Riley Park

The park has a gazebo, a picnic shelter with tables and grill, and Riley Cabin—a year-round facility with restrooms. All three of these structures can be reserved and rented at the city office.

Riley Park was named for Hoosier poet, James Whitcomb Riley, who often visited friends in the Delphi area and gave readings of his work at the Delphi Opera House. His poem "On the Banks o' Deer Crick" reflects the images and language of Delphi at the turn of the century.
The Deer Creek swimming pool dam was completed in 1925, and, on Sunday the 16th, over 500 citizens attended the opening of the Riley Memorial Swimming Pool. The bathing beach and bath houses were constructed on the south bank of the stream where Riley Park is now located. From this time, it became a long term project to develop and beautify this area with the intention of creating “a new city park for greater Delphi.”
The land for this park was donated to the city in 1930 by E.W. Bowen, and the Chamber of Commerce raised funds to develop the park. It became one of the most beautiful parks in Indiana. It also contained a park attendant’s house, a landscaped section containing a flagpole erected by the D.A.R. in 1932, flower urns, a formal garden, a key-shaped flower garden which was once a fish pool fed by a flowing spring. At one time, the park also contained a skating rink. In 1936, the Delphi parks accommodated 5,000 visitors and dates were already being reserved for the 1937 season. On one Sunday, during which there were four reunions, 1,000 people were present.

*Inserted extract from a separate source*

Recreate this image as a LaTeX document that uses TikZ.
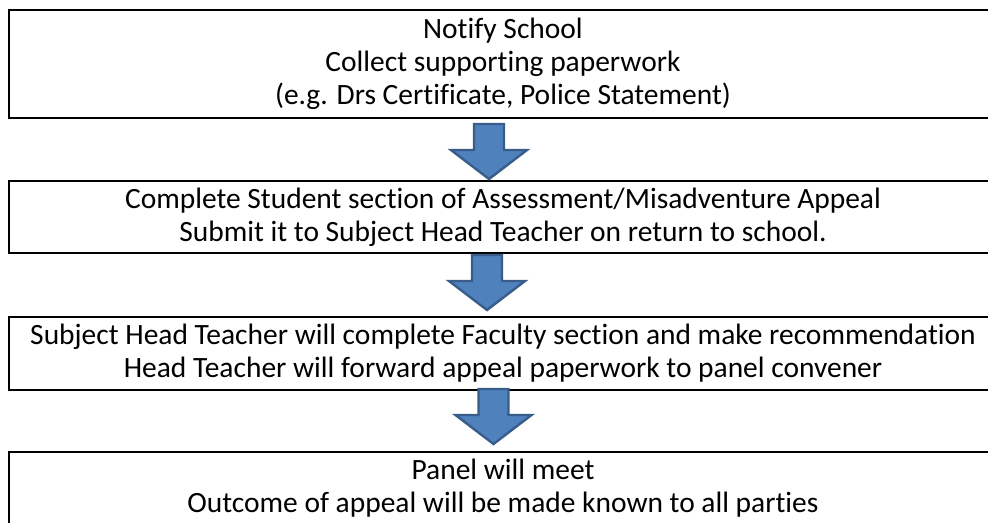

A quarter mile cinder track was also a basic feature of the original park, providing a much needed facility for high school track competition. After World War II, night lighting was installed and locker rooms were added to the bath house for use by the Delphi High School football program. In the 1960s, football and track activities moved near Hillcrest Elementary School, in south Delphi. In 1967 the Delphi Lions Club donated the picnic pavilion to the park.
Hoosier Celebration '88, a planned statewide community-by-community celebration of Indiana's past and its potential for the future, is responsible for the construction of the walking/exercise trail, new parking lot, and other improvements in this park.